# Goal:
Return the material below in full and exactly.

▬▬▬▬▬▬

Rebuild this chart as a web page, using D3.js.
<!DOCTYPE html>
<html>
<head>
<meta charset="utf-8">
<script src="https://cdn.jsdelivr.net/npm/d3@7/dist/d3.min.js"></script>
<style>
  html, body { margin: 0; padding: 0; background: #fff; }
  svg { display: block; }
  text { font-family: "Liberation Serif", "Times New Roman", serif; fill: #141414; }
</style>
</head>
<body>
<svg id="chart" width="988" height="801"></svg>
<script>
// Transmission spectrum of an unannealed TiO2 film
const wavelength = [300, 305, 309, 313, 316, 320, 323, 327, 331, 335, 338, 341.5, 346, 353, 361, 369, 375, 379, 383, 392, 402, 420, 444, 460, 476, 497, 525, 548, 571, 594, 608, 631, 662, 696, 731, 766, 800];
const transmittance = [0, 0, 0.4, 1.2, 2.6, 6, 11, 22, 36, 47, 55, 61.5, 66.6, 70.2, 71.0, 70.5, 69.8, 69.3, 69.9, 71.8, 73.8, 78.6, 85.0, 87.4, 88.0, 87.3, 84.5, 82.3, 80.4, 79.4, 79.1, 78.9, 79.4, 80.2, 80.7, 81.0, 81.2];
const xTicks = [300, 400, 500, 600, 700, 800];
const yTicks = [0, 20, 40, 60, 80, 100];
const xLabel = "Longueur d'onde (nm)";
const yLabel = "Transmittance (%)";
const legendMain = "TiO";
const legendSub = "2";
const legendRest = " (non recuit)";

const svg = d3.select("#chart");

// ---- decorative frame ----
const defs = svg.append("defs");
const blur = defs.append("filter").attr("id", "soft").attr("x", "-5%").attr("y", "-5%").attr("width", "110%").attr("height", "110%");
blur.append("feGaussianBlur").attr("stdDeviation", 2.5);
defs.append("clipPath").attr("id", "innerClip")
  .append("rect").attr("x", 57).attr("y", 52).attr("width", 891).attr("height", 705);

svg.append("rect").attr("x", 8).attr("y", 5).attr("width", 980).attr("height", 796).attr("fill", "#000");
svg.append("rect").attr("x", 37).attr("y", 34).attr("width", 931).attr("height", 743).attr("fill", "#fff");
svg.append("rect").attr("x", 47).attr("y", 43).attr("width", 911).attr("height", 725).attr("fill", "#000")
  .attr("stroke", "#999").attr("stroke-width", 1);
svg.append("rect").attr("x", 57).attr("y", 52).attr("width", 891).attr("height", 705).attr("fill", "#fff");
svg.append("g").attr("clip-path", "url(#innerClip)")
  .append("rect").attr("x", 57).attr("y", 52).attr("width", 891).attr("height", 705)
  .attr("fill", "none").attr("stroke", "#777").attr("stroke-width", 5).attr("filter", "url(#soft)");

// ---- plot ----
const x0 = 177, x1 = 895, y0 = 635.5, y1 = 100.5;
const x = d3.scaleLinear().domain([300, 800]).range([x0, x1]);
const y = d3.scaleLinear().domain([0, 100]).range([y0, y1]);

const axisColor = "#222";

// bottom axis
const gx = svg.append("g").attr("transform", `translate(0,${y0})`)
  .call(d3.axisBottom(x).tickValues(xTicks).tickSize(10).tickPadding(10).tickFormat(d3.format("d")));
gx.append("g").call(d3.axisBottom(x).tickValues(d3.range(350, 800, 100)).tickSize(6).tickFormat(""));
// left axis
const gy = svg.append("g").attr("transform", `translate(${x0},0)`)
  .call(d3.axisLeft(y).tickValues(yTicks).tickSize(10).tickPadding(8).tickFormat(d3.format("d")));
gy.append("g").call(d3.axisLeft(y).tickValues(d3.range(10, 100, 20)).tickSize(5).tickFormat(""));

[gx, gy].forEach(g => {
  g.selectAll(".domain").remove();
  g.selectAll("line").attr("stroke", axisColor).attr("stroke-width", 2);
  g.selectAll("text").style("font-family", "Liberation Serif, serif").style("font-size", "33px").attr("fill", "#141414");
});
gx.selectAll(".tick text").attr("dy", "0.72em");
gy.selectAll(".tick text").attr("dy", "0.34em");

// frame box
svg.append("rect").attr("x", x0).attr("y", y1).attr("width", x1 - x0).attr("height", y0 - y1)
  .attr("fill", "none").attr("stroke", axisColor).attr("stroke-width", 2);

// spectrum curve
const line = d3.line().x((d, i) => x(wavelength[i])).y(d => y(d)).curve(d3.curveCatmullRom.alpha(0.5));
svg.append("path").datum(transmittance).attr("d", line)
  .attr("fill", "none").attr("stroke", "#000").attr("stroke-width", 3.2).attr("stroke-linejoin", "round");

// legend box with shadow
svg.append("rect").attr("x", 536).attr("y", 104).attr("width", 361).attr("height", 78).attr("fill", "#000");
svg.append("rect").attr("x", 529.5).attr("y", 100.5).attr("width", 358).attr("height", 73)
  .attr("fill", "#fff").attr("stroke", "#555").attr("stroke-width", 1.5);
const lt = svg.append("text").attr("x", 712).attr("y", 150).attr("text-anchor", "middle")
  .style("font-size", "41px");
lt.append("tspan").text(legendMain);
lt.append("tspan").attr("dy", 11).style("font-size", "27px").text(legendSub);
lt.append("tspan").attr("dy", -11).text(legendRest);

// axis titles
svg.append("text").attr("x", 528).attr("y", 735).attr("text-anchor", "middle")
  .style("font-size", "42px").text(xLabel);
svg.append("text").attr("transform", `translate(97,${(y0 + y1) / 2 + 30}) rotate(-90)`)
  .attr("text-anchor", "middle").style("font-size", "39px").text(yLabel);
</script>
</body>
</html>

▬▬▬▬▬▬

# Task solution:
Rebuild this chart as a web page, using D3.js.
<!DOCTYPE html>
<html>
<head>
<meta charset="utf-8">
<script src="https://cdn.jsdelivr.net/npm/d3@7/dist/d3.min.js"></script>
<style>
  html, body { margin: 0; padding: 0; background: #fff; }
  svg { display: block; }
  text { font-family: "Liberation Serif", "Times New Roman", serif; fill: #141414; }
</style>
</head>
<body>
<svg id="chart" width="988" height="801"></svg>
<script>
// Transmission spectrum of an unannealed TiO2 film
const wavelength = [300, 305, 309, 313, 316, 320, 323, 327, 331, 335, 338, 341.5, 346, 353, 361, 369, 375, 379, 383, 392, 402, 420, 444, 460, 476, 497, 525, 548, 571, 594, 608, 631, 662, 696, 731, 766, 800];
const transmittance = [0, 0, 0.4, 1.2, 2.6, 6, 11, 22, 36, 47, 55, 61.5, 66.6, 70.2, 71.0, 70.5, 69.8, 69.3, 69.9, 71.8, 73.8, 78.6, 85.0, 87.4, 88.0, 87.3, 84.5, 82.3, 80.4, 79.4, 79.1, 78.9, 79.4, 80.2, 80.7, 81.0, 81.2];
const xTicks = [300, 400, 500, 600, 700, 800];
const yTicks = [0, 20, 40, 60, 80, 100];
const xLabel = "Longueur d'onde (nm)";
const yLabel = "Transmittance (%)";
const legendMain = "TiO";
const legendSub = "2";
const legendRest = " (non recuit)";

const svg = d3.select("#chart");

// ---- decorative frame ----
const defs = svg.append("defs");
const blur = defs.append("filter").attr("id", "soft").attr("x", "-5%").attr("y", "-5%").attr("width", "110%").attr("height", "110%");
blur.append("feGaussianBlur").attr("stdDeviation", 2.5);
defs.append("clipPath").attr("id", "innerClip")
  .append("rect").attr("x", 57).attr("y", 52).attr("width", 891).attr("height", 705);

svg.append("rect").attr("x", 8).attr("y", 5).attr("width", 980).attr("height", 796).attr("fill", "#000");
svg.append("rect").attr("x", 37).attr("y", 34).attr("width", 931).attr("height", 743).attr("fill", "#fff");
svg.append("rect").attr("x", 47).attr("y", 43).attr("width", 911).attr("height", 725).attr("fill", "#000")
  .attr("stroke", "#999").attr("stroke-width", 1);
svg.append("rect").attr("x", 57).attr("y", 52).attr("width", 891).attr("height", 705).attr("fill", "#fff");
svg.append("g").attr("clip-path", "url(#innerClip)")
  .append("rect").attr("x", 57).attr("y", 52).attr("width", 891).attr("height", 705)
  .attr("fill", "none").attr("stroke", "#777").attr("stroke-width", 5).attr("filter", "url(#soft)");

// ---- plot ----
const x0 = 177, x1 = 895, y0 = 635.5, y1 = 100.5;
const x = d3.scaleLinear().domain([300, 800]).range([x0, x1]);
const y = d3.scaleLinear().domain([0, 100]).range([y0, y1]);

const axisColor = "#222";

// bottom axis
const gx = svg.append("g").attr("transform", `translate(0,${y0})`)
  .call(d3.axisBottom(x).tickValues(xTicks).tickSize(10).tickPadding(10).tickFormat(d3.format("d")));
gx.append("g").call(d3.axisBottom(x).tickValues(d3.range(350, 800, 100)).tickSize(6).tickFormat(""));
// left axis
const gy = svg.append("g").attr("transform", `translate(${x0},0)`)
  .call(d3.axisLeft(y).tickValues(yTicks).tickSize(10).tickPadding(8).tickFormat(d3.format("d")));
gy.append("g").call(d3.axisLeft(y).tickValues(d3.range(10, 100, 20)).tickSize(5).tickFormat(""));

[gx, gy].forEach(g => {
  g.selectAll(".domain").remove();
  g.selectAll("line").attr("stroke", axisColor).attr("stroke-width", 2);
  g.selectAll("text").style("font-family", "Liberation Serif, serif").style("font-size", "33px").attr("fill", "#141414");
});
gx.selectAll(".tick text").attr("dy", "0.72em");
gy.selectAll(".tick text").attr("dy", "0.34em");

// frame box
svg.append("rect").attr("x", x0).attr("y", y1).attr("width", x1 - x0).attr("height", y0 - y1)
  .attr("fill", "none").attr("stroke", axisColor).attr("stroke-width", 2);

// spectrum curve
const line = d3.line().x((d, i) => x(wavelength[i])).y(d => y(d)).curve(d3.curveCatmullRom.alpha(0.5));
svg.append("path").datum(transmittance).attr("d", line)
  .attr("fill", "none").attr("stroke", "#000").attr("stroke-width", 3.2).attr("stroke-linejoin", "round");

// legend box with shadow
svg.append("rect").attr("x", 536).attr("y", 104).attr("width", 361).attr("height", 78).attr("fill", "#000");
svg.append("rect").attr("x", 529.5).attr("y", 100.5).attr("width", 358).attr("height", 73)
  .attr("fill", "#fff").attr("stroke", "#555").attr("stroke-width", 1.5);
const lt = svg.append("text").attr("x", 712).attr("y", 150).attr("text-anchor", "middle")
  .style("font-size", "41px");
lt.append("tspan").text(legendMain);
lt.append("tspan").attr("dy", 11).style("font-size", "27px").text(legendSub);
lt.append("tspan").attr("dy", -11).text(legendRest);

// axis titles
svg.append("text").attr("x", 528).attr("y", 735).attr("text-anchor", "middle")
  .style("font-size", "42px").text(xLabel);
svg.append("text").attr("transform", `translate(97,${(y0 + y1) / 2 + 30}) rotate(-90)`)
  .attr("text-anchor", "middle").style("font-size", "39px").text(yLabel);
</script>
</body>
</html>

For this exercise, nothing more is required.